August 11, 2014 PDF version
NOT FOR DISTRIBUTION TO UNITED STATES NEWS WIRE SERVICES OR FOR DISSEMINATION IN THE UNITED STATES

Vancouver, BC - Peregrine Diamonds Ltd. (“Peregrine” or the “Company”) (TSX:PGD) announces that it has filed a preliminary short form prospectus in respect of a proposed financing through a rights offering of units (“Units”) to its shareholders. The offering will be open to all shareholders in all of the provinces and territories of Canada other than Quebec, and in such other jurisdictions where the Company is eligible to make the rights offering.

Under the proposed financing, Peregrine shareholders, as of a record date to be announced, will receive one right for each common share of the Company (“Common Share”) held.
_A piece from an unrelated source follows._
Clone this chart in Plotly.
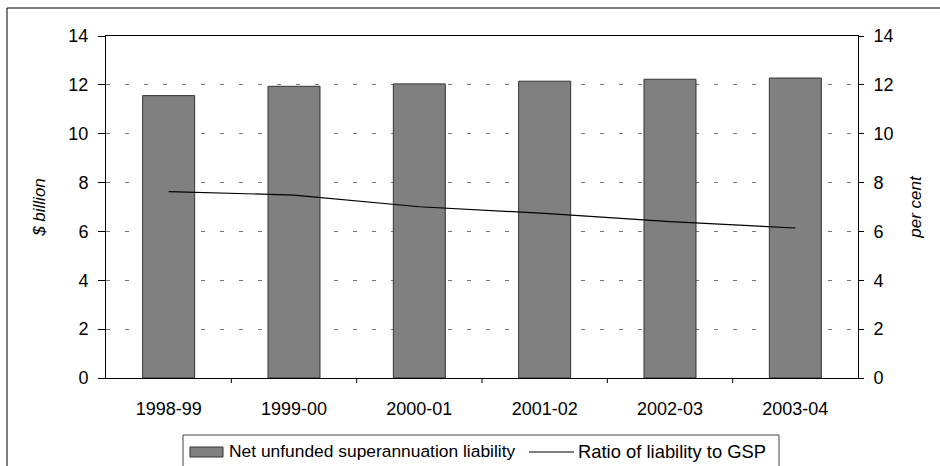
import plotly.graph_objects as go

categories = ["1998-99", "1999-00", "2000-01", "2001-02", "2002-03", "2003-04"]
liability = [11.56, 11.94, 12.04, 12.15, 12.23, 12.28]
ratio = [7.63, 7.49, 7.01, 6.74, 6.40, 6.14]
tick_vals = [0, 2, 4, 6, 8, 10, 12, 14]
bar_name = "Net unfunded superannuation liability"
line_name = "Ratio of liability to GSP"

FONT = "Liberation Sans, Arial, sans-serif"

W, H = 940, 466
L, R, T, B = 106, 82, 36, 88
pw = W - L - R
ph = H - T - B


def px(x):
    return (x - L) / pw


def py(y):
    return (T + ph - y) / ph


fig = go.Figure()
fig.add_trace(go.Bar(
    x=categories, y=liability, name=bar_name,
    marker=dict(color="#808080", line=dict(color="#333333", width=1)),
    yaxis="y",
))
fig.add_trace(go.Scatter(
    x=categories, y=ratio, name=line_name,
    mode="lines", line=dict(color="black", width=1.2), yaxis="y2",
))

fig.update_layout(
    width=W, height=H,
    margin=dict(l=L, r=R, t=T, b=B, autoexpand=False),
    paper_bgcolor="white", plot_bgcolor="white",
    font=dict(family=FONT, size=18, color="black"),
    bargap=0.585,
    showlegend=False,
    xaxis=dict(
        type="category", showgrid=False, showline=True, linecolor="black",
        linewidth=1, mirror=True, ticks="", tickfont=dict(size=18),
        ticklabelstandoff=14,
    ),
    yaxis=dict(
        range=[0, 14], tickvals=tick_vals, showline=True, linecolor="black",
        linewidth=1, ticks="outside", ticklen=7, tickcolor="black",
        ticklabelstandoff=6,
        showgrid=True, gridcolor="#777777", griddash="4px,15px", gridwidth=1.3,
        zeroline=False,
        title=dict(text="<i>$ billion</i>", standoff=18, font=dict(size=17)),
    ),
    yaxis2=dict(
        range=[0, 14], tickvals=tick_vals, overlaying="y", side="right",
        showline=True, linecolor="black", linewidth=1, ticks="outside",
        ticklen=5, tickcolor="black", showgrid=False, zeroline=False,
        ticklabelstandoff=6,
        title=dict(text="<i>per cent</i>", standoff=16, font=dict(size=17)),
    ),
)

# x-axis tick marks at category boundaries
for i in range(1, len(categories)):
    fig.add_shape(type="line", xref="x", yref="paper",
                  x0=i - 0.5, x1=i - 0.5, y0=0, y1=-5 / ph,
                  line=dict(color="black", width=1))

# outer frame
fig.add_shape(type="rect", xref="paper", yref="paper",
              x0=px(7), x1=px(960), y0=py(490), y1=py(8),
              line=dict(color="black", width=1), fillcolor="rgba(0,0,0,0)",
              layer="below")

# legend box (drawn manually so it does not resize the plot area)
fig.add_shape(type="rect", xref="paper", yref="paper",
              x0=px(183), x1=px(779), y0=py(490), y1=py(435),
              line=dict(color="#444444", width=1), fillcolor="white")
fig.add_shape(type="rect", xref="paper", yref="paper",
              x0=px(190), x1=px(223), y0=py(457), y1=py(447),
              line=dict(color="#333333", width=1), fillcolor="#808080")
fig.add_shape(type="line", xref="paper", yref="paper",
              x0=px(529), x1=px(574), y0=py(452), y1=py(452),
              line=dict(color="black", width=1.2))
fig.add_annotation(xref="paper", yref="paper", x=px(227), y=py(451),
                   xanchor="left", yanchor="middle", showarrow=False,
                   text=bar_name, font=dict(size=17.4))
fig.add_annotation(xref="paper", yref="paper", x=px(576), y=py(451),
                   xanchor="left", yanchor="middle", showarrow=False,
                   text=line_name, font=dict(size=18.4))

fig.write_html("out.html",
               config={"displayModeBar": False},
               post_script="document.body.style.margin='0';"
                           "document.body.style.overflow='hidden';")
Each Unit will be comprised of one Common Share and one common share purchase warrant (“Warrant”). Each Warrant will be exercisable for one Common Share for a period of six months following the closing of the rights offering. The number of rights that will be required to purchase one Unit, the price of the Units and the exercise price of the Warrants, as well as the record date for the rights offering and the expiry date of the rights, will be determined at the time of the filing of the final short form prospectus. Application is being made to the Toronto Stock Exchange for the listing of the rights and the Warrants until their respective expiry dates.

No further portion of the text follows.